Copy the lines below as they are; omit the images they contain.

━━━━━━━━━━

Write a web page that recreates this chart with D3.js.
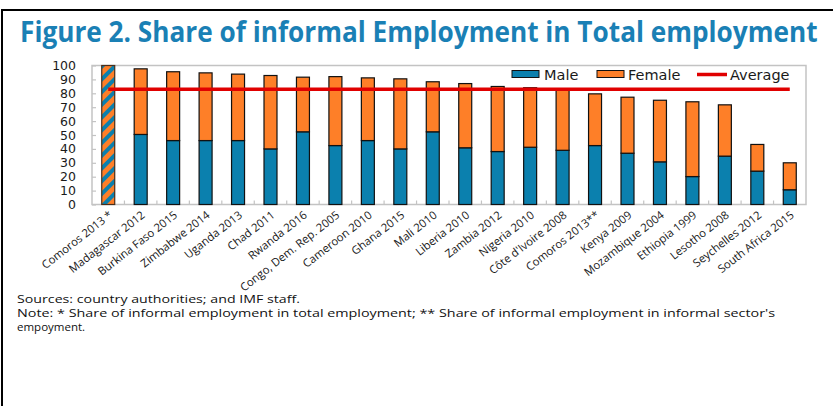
<!DOCTYPE html>
<html>
<head>
<meta charset="utf-8">
<script src="https://cdn.jsdelivr.net/npm/d3@7"></script>
<style>
  html, body { margin: 0; padding: 0; background: #fff; }
  svg { display: block; }
</style>
</head>
<body>
<svg id="chart" width="833" height="406"></svg>
<script>
// Countries (survey year); first bar is a single total-only value
const categories = [
  "Comoros 2013 *", "Madagascar 2012", "Burkina Faso 2015", "Zimbabwe 2014",
  "Uganda 2013", "Chad 2011", "Rwanda 2016", "Congo, Dem. Rep. 2005",
  "Cameroon 2010", "Ghana 2015", "Mali 2010", "Liberia 2010", "Zambia 2012",
  "Nigeria 2010", "Côte d'Ivoire 2008", "Comoros 2013**", "Kenya 2009",
  "Mozambique 2004", "Ethiopia 1999", "Lesotho 2008", "Seychelles 2012",
  "South Africa 2015"
];
// Male contribution (bottom segment); null where no split is available
const male = [null, 50.4, 46.0, 46.0, 46.0, 40.0, 52.3, 42.4, 46.0, 40.0, 52.3,
  40.8, 38.1, 41.2, 39.0, 42.4, 36.9, 30.7, 20.1, 34.8, 24.0, 10.6];
// Total informal share (top of each bar)
const total = [100, 97.6, 95.5, 94.7, 93.8, 92.8, 91.6, 92.0, 91.1, 90.4, 88.3,
  87.0, 84.9, 84.0, 82.5, 79.6, 77.2, 75.0, 73.9, 71.7, 43.2, 30.0];
const average = 82.9;
const yTicks = [0, 10, 20, 30, 40, 50, 60, 70, 80, 90, 100];

const colors = { male: "#0b80ae", female: "#fe7f28", avg: "#e00000", frame: "#c3c3c3" };

const svg = d3.select("#chart");

// Hatch used for the total-only bar
const defs = svg.append("defs");
const pat = defs.append("pattern")
  .attr("id", "hatch").attr("patternUnits", "userSpaceOnUse")
  .attr("width", 9).attr("height", 9)
  .attr("patternTransform", "rotate(45)");
pat.append("rect").attr("width", 9).attr("height", 9).attr("fill", colors.female);
pat.append("rect").attr("width", 4).attr("height", 9).attr("fill", colors.male);

// Outer border of the figure
svg.append("path").attr("d", "M2,406 V10 H833")
  .attr("fill", "none").attr("stroke", "#000").attr("stroke-width", 2);

// Title, condensed horizontally to span its line
const title = svg.append("text")
  .attr("font-family", "'Open Sans', sans-serif").attr("font-weight", 700)
  .attr("font-size", 28).attr("fill", "#1a80b5")
  .text("Figure 2. Share of informal Employment in Total employment");
const titleW = title.node().getComputedTextLength();
title.attr("transform", `translate(20,42) scale(${798 / titleW},1)`);

const plot = { left: 92, right: 806, top: 65.5, bottom: 204.5 };

const x = d3.scaleBand().domain(categories)
  .range([plot.left, plot.right]).paddingInner(0.6).paddingOuter(0.3);
const y = d3.scaleLinear().domain([0, 100]).range([plot.bottom, plot.top]);

// Plot frame
svg.append("rect")
  .attr("x", plot.left).attr("y", plot.top)
  .attr("width", plot.right - plot.left).attr("height", plot.bottom - plot.top)
  .attr("fill", "none").attr("stroke", colors.frame).attr("stroke-width", 1.5);

// Y axis with inward ticks
const yAxis = svg.append("g").attr("transform", `translate(${plot.left},0)`)
  .call(d3.axisLeft(y).tickValues(yTicks).tickSize(-4).tickPadding(16));
yAxis.select(".domain").remove();
yAxis.selectAll("line").attr("stroke", colors.frame).attr("stroke-width", 1.2);
yAxis.selectAll("text")
  .attr("font-family", "'DejaVu Sans', sans-serif").attr("font-size", 12.5)
  .attr("fill", "#1a1a1a");

// X axis: category labels at band centres, ticks at band boundaries
const xAxis = svg.append("g").attr("transform", `translate(0,${plot.bottom})`)
  .call(d3.axisBottom(x).tickSize(0).tickPadding(0));
xAxis.select(".domain").remove();
xAxis.selectAll("text")
  .attr("font-family", "'Open Sans', sans-serif").attr("font-size", 11.3)
  .attr("fill", "#1a1a1a")
  .attr("text-anchor", "end")
  .attr("dy", null).attr("y", 0)
  .attr("transform", "translate(5,12) rotate(-38)");

const half = x.step() * x.paddingInner() / 2;
svg.append("g").selectAll("line")
  .data(categories.slice(0, -1))
  .join("line")
  .attr("x1", d => x(d) + x.bandwidth() + half)
  .attr("x2", d => x(d) + x.bandwidth() + half)
  .attr("y1", plot.bottom).attr("y2", plot.bottom - 4)
  .attr("stroke", colors.frame).attr("stroke-width", 1.2);

// Bars
const rows = categories.map((c, i) => ({ c, male: male[i], total: total[i] }));
const bars = svg.append("g");
bars.selectAll("rect.total-only")
  .data(rows.filter(r => r.male == null))
  .join("rect").attr("class", "total-only")
  .attr("x", d => x(d.c)).attr("width", x.bandwidth())
  .attr("y", d => y(d.total)).attr("height", d => y(0) - y(d.total))
  .attr("fill", "url(#hatch)").attr("stroke", "#4a2e1a").attr("stroke-width", 1.2);
bars.selectAll("rect.male")
  .data(rows.filter(r => r.male != null))
  .join("rect").attr("class", "male")
  .attr("x", d => x(d.c)).attr("width", x.bandwidth())
  .attr("y", d => y(d.male)).attr("height", d => y(0) - y(d.male))
  .attr("fill", colors.male).attr("stroke", "#111").attr("stroke-width", 1.2);
bars.selectAll("rect.female")
  .data(rows.filter(r => r.male != null))
  .join("rect").attr("class", "female")
  .attr("x", d => x(d.c)).attr("width", x.bandwidth())
  .attr("y", d => y(d.total)).attr("height", d => y(d.male) - y(d.total))
  .attr("fill", colors.female).attr("stroke", "#111").attr("stroke-width", 1.2);

// Average line across bar centres
const first = categories[0], last = categories[categories.length - 1];
svg.append("line")
  .attr("x1", x(first) + x.bandwidth() / 2).attr("x2", x(last) + x.bandwidth() / 2)
  .attr("y1", y(average)).attr("y2", y(average))
  .attr("stroke", colors.avg).attr("stroke-width", 3.5);

// Legend
const legend = svg.append("g")
  .attr("font-family", "'DejaVu Sans', sans-serif").attr("font-size", 14.5).attr("fill", "#1a1a1a");
legend.append("rect").attr("x", 512).attr("y", 70.5).attr("width", 27).attr("height", 7)
  .attr("fill", colors.male).attr("stroke", "#111").attr("stroke-width", 1);
legend.append("text").attr("x", 544).attr("y", 79.5).text("Male");
legend.append("rect").attr("x", 597).attr("y", 70.5).attr("width", 27).attr("height", 7)
  .attr("fill", colors.female).attr("stroke", "#111").attr("stroke-width", 1);
legend.append("text").attr("x", 628).attr("y", 79.5).text("Female");
legend.append("line").attr("x1", 697).attr("x2", 727).attr("y1", 74.5).attr("y2", 74.5)
  .attr("stroke", colors.avg).attr("stroke-width", 3.5);
legend.append("text").attr("x", 730).attr("y", 79.5).text("Average");

// Footnotes
const notes = svg.append("g")
  .attr("font-family", "'Open Sans', sans-serif").attr("font-size", 11.5).attr("fill", "#111");
notes.append("text").attr("x", 17).attr("y", 303)
  .attr("textLength", 283).attr("lengthAdjust", "spacingAndGlyphs")
  .text("Sources: country  authorities;  and IMF staff.");
notes.append("text").attr("x", 17).attr("y", 317)
  .attr("textLength", 758).attr("lengthAdjust", "spacingAndGlyphs")
  .text("Note: *  Share of informal employment in total employment; ** Share of informal employment in informal sector's");
notes.append("text").attr("x", 17).attr("y", 331)
  .text("empoyment.");
</script>
</body>
</html>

━━━━━━━━━━

• [Solution for this exercise]:
Write a web page that recreates this chart with D3.js.
<!DOCTYPE html>
<html>
<head>
<meta charset="utf-8">
<script src="https://cdn.jsdelivr.net/npm/d3@7"></script>
<style>
  html, body { margin: 0; padding: 0; background: #fff; }
  svg { display: block; }
</style>
</head>
<body>
<svg id="chart" width="833" height="406"></svg>
<script>
// Countries (survey year); first bar is a single total-only value
const categories = [
  "Comoros 2013 *", "Madagascar 2012", "Burkina Faso 2015", "Zimbabwe 2014",
  "Uganda 2013", "Chad 2011", "Rwanda 2016", "Congo, Dem. Rep. 2005",
  "Cameroon 2010", "Ghana 2015", "Mali 2010", "Liberia 2010", "Zambia 2012",
  "Nigeria 2010", "Côte d'Ivoire 2008", "Comoros 2013**", "Kenya 2009",
  "Mozambique 2004", "Ethiopia 1999", "Lesotho 2008", "Seychelles 2012",
  "South Africa 2015"
];
// Male contribution (bottom segment); null where no split is available
const male = [null, 50.4, 46.0, 46.0, 46.0, 40.0, 52.3, 42.4, 46.0, 40.0, 52.3,
  40.8, 38.1, 41.2, 39.0, 42.4, 36.9, 30.7, 20.1, 34.8, 24.0, 10.6];
// Total informal share (top of each bar)
const total = [100, 97.6, 95.5, 94.7, 93.8, 92.8, 91.6, 92.0, 91.1, 90.4, 88.3,
  87.0, 84.9, 84.0, 82.5, 79.6, 77.2, 75.0, 73.9, 71.7, 43.2, 30.0];
const average = 82.9;
const yTicks = [0, 10, 20, 30, 40, 50, 60, 70, 80, 90, 100];

const colors = { male: "#0b80ae", female: "#fe7f28", avg: "#e00000", frame: "#c3c3c3" };

const svg = d3.select("#chart");

// Hatch used for the total-only bar
const defs = svg.append("defs");
const pat = defs.append("pattern")
  .attr("id", "hatch").attr("patternUnits", "userSpaceOnUse")
  .attr("width", 9).attr("height", 9)
  .attr("patternTransform", "rotate(45)");
pat.append("rect").attr("width", 9).attr("height", 9).attr("fill", colors.female);
pat.append("rect").attr("width", 4).attr("height", 9).attr("fill", colors.male);

// Outer border of the figure
svg.append("path").attr("d", "M2,406 V10 H833")
  .attr("fill", "none").attr("stroke", "#000").attr("stroke-width", 2);

// Title, condensed horizontally to span its line
const title = svg.append("text")
  .attr("font-family", "'Open Sans', sans-serif").attr("font-weight", 700)
  .attr("font-size", 28).attr("fill", "#1a80b5")
  .text("Figure 2. Share of informal Employment in Total employment");
const titleW = title.node().getComputedTextLength();
title.attr("transform", `translate(20,42) scale(${798 / titleW},1)`);

const plot = { left: 92, right: 806, top: 65.5, bottom: 204.5 };

const x = d3.scaleBand().domain(categories)
  .range([plot.left, plot.right]).paddingInner(0.6).paddingOuter(0.3);
const y = d3.scaleLinear().domain([0, 100]).range([plot.bottom, plot.top]);

// Plot frame
svg.append("rect")
  .attr("x", plot.left).attr("y", plot.top)
  .attr("width", plot.right - plot.left).attr("height", plot.bottom - plot.top)
  .attr("fill", "none").attr("stroke", colors.frame).attr("stroke-width", 1.5);

// Y axis with inward ticks
const yAxis = svg.append("g").attr("transform", `translate(${plot.left},0)`)
  .call(d3.axisLeft(y).tickValues(yTicks).tickSize(-4).tickPadding(16));
yAxis.select(".domain").remove();
yAxis.selectAll("line").attr("stroke", colors.frame).attr("stroke-width", 1.2);
yAxis.selectAll("text")
  .attr("font-family", "'DejaVu Sans', sans-serif").attr("font-size", 12.5)
  .attr("fill", "#1a1a1a");

// X axis: category labels at band centres, ticks at band boundaries
const xAxis = svg.append("g").attr("transform", `translate(0,${plot.bottom})`)
  .call(d3.axisBottom(x).tickSize(0).tickPadding(0));
xAxis.select(".domain").remove();
xAxis.selectAll("text")
  .attr("font-family", "'Open Sans', sans-serif").attr("font-size", 11.3)
  .attr("fill", "#1a1a1a")
  .attr("text-anchor", "end")
  .attr("dy", null).attr("y", 0)
  .attr("transform", "translate(5,12) rotate(-38)");

const half = x.step() * x.paddingInner() / 2;
svg.append("g").selectAll("line")
  .data(categories.slice(0, -1))
  .join("line")
  .attr("x1", d => x(d) + x.bandwidth() + half)
  .attr("x2", d => x(d) + x.bandwidth() + half)
  .attr("y1", plot.bottom).attr("y2", plot.bottom - 4)
  .attr("stroke", colors.frame).attr("stroke-width", 1.2);

// Bars
const rows = categories.map((c, i) => ({ c, male: male[i], total: total[i] }));
const bars = svg.append("g");
bars.selectAll("rect.total-only")
  .data(rows.filter(r => r.male == null))
  .join("rect").attr("class", "total-only")
  .attr("x", d => x(d.c)).attr("width", x.bandwidth())
  .attr("y", d => y(d.total)).attr("height", d => y(0) - y(d.total))
  .attr("fill", "url(#hatch)").attr("stroke", "#4a2e1a").attr("stroke-width", 1.2);
bars.selectAll("rect.male")
  .data(rows.filter(r => r.male != null))
  .join("rect").attr("class", "male")
  .attr("x", d => x(d.c)).attr("width", x.bandwidth())
  .attr("y", d => y(d.male)).attr("height", d => y(0) - y(d.male))
  .attr("fill", colors.male).attr("stroke", "#111").attr("stroke-width", 1.2);
bars.selectAll("rect.female")
  .data(rows.filter(r => r.male != null))
  .join("rect").attr("class", "female")
  .attr("x", d => x(d.c)).attr("width", x.bandwidth())
  .attr("y", d => y(d.total)).attr("height", d => y(d.male) - y(d.total))
  .attr("fill", colors.female).attr("stroke", "#111").attr("stroke-width", 1.2);

// Average line across bar centres
const first = categories[0], last = categories[categories.length - 1];
svg.append("line")
  .attr("x1", x(first) + x.bandwidth() / 2).attr("x2", x(last) + x.bandwidth() / 2)
  .attr("y1", y(average)).attr("y2", y(average))
  .attr("stroke", colors.avg).attr("stroke-width", 3.5);

// Legend
const legend = svg.append("g")
  .attr("font-family", "'DejaVu Sans', sans-serif").attr("font-size", 14.5).attr("fill", "#1a1a1a");
legend.append("rect").attr("x", 512).attr("y", 70.5).attr("width", 27).attr("height", 7)
  .attr("fill", colors.male).attr("stroke", "#111").attr("stroke-width", 1);
legend.append("text").attr("x", 544).attr("y", 79.5).text("Male");
legend.append("rect").attr("x", 597).attr("y", 70.5).attr("width", 27).attr("height", 7)
  .attr("fill", colors.female).attr("stroke", "#111").attr("stroke-width", 1);
legend.append("text").attr("x", 628).attr("y", 79.5).text("Female");
legend.append("line").attr("x1", 697).attr("x2", 727).attr("y1", 74.5).attr("y2", 74.5)
  .attr("stroke", colors.avg).attr("stroke-width", 3.5);
legend.append("text").attr("x", 730).attr("y", 79.5).text("Average");

// Footnotes
const notes = svg.append("g")
  .attr("font-family", "'Open Sans', sans-serif").attr("font-size", 11.5).attr("fill", "#111");
notes.append("text").attr("x", 17).attr("y", 303)
  .attr("textLength", 283).attr("lengthAdjust", "spacingAndGlyphs")
  .text("Sources: country  authorities;  and IMF staff.");
notes.append("text").attr("x", 17).attr("y", 317)
  .attr("textLength", 758).attr("lengthAdjust", "spacingAndGlyphs")
  .text("Note: *  Share of informal employment in total employment; ** Share of informal employment in informal sector's");
notes.append("text").attr("x", 17).attr("y", 331)
  .text("empoyment.");
</script>
</body>
</html>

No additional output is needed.